Few art venues are as freighted as London’s Freemasons’ Hall. Padding along the building’s marbled passageways (all perfect proportions and God-given geometry), it’s impossible not to wonder what goes on behind its Masons-only doors. I got to thinking, a little guiltily, about a 1995 episode of The Simpsons, in which the men of Springfield pull on wizard-y robes and repair to the ‘Stonecutters’ Lodge’, where they cut deals, drink beer and belt out the lines ‘Who holds back the electric car? Who makes Steve Guttenberg a Star? We do! We do!’ It’s a telling example of what the wider public imagines Freemasonry to be: a mix of dressing-up box mysticism, secret influence and clubbable, booze-tinged fellowship. Whether this is accurate or not is almost anyone’s guess - the Masons know, but they aren’t telling.

Such reticence spilled over into the curatorial approach of ‘Trench Art’. Spanning the 400-odd years that separate the Spanish Armada from the Bosnian War of 1992-5, the works in the show (bootblack finger paintings of German soldiers, snuff tins fashioned from the hoofs of fallen horses, sculptures cast from spent ammo) were presented with little or no explanatory material. In some cases this lent them a near-universalism. Take the ‘sweetheart’ brooch from World War I, made by an anonymous Tommy. Here a snub-nosed bullet was inset with glass beads and inscribed with the name ‘Kate’, transforming it into both an arrow from Cupid’s bow and a brutal, green-eyed warning. No wall text informed the viewer who ‘Kate’ was, but this only added to the piece’s weird poetry. In a sense she’s the everywoman of World War I - working in a munitions factory; worrying about her faraway beloved; trying to ignore the wicked glances of the soldiers from the nearby base.

If war makes love hard, war art has the opposite effect. Looking at the items on display, it was difficult not to suspend one’s critical faculties and simply feel for their makers. One of the most moving exhibits was a chess set fabricated from bone toothbrushes by an inmate in a World War II Japanese prisoner of war camp. It’s pretty crummy-looking (the carving’s weak, the design uninspired), but that’s beside the point. Narrative’s the important thing here, or at least an imagined narrative, in which the prisoner’s labours soothe the pain of his capture, of the black teeth rotting in his head. For all this, the chess set had a melancholy aspect. The game, after all, is a safe form of conflict. It is war as pure logic - the last thing real war is.
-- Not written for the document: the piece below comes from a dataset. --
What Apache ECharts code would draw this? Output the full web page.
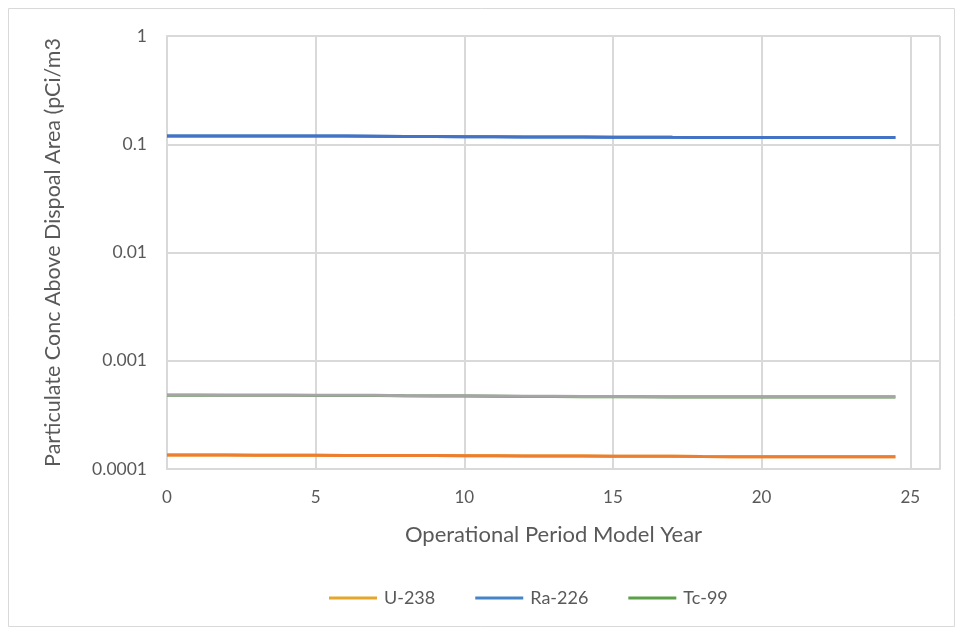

Given the venue for ‘Trench Art’, it’s unsurprising that many of the works in the show were made by Masonic hands. In one corner sat a beautifully crafted Napoleonic-era box in the form of a book. Woven from straw pulled from a dank prison mattress, it was painted with various Masonic signs and sigils: a candelabrum, a compass and a tall, flame-licked tower. A nearby cabinet held an ornamental boss from the same period, showing an African slave kneeling beneath an all-seeing eye, bordered by the words ‘Am I not a man and a brother?’ In the context of the Masons’ chequered record on race (the xenophobic comedian Jim Davidson, to take just one example, was Master of Chelsea Lodge until 2002), the inclusion of the piece feels like a self-chastising reminder of the order’s emphasis on colour-blind Rousseau-ian fraternity.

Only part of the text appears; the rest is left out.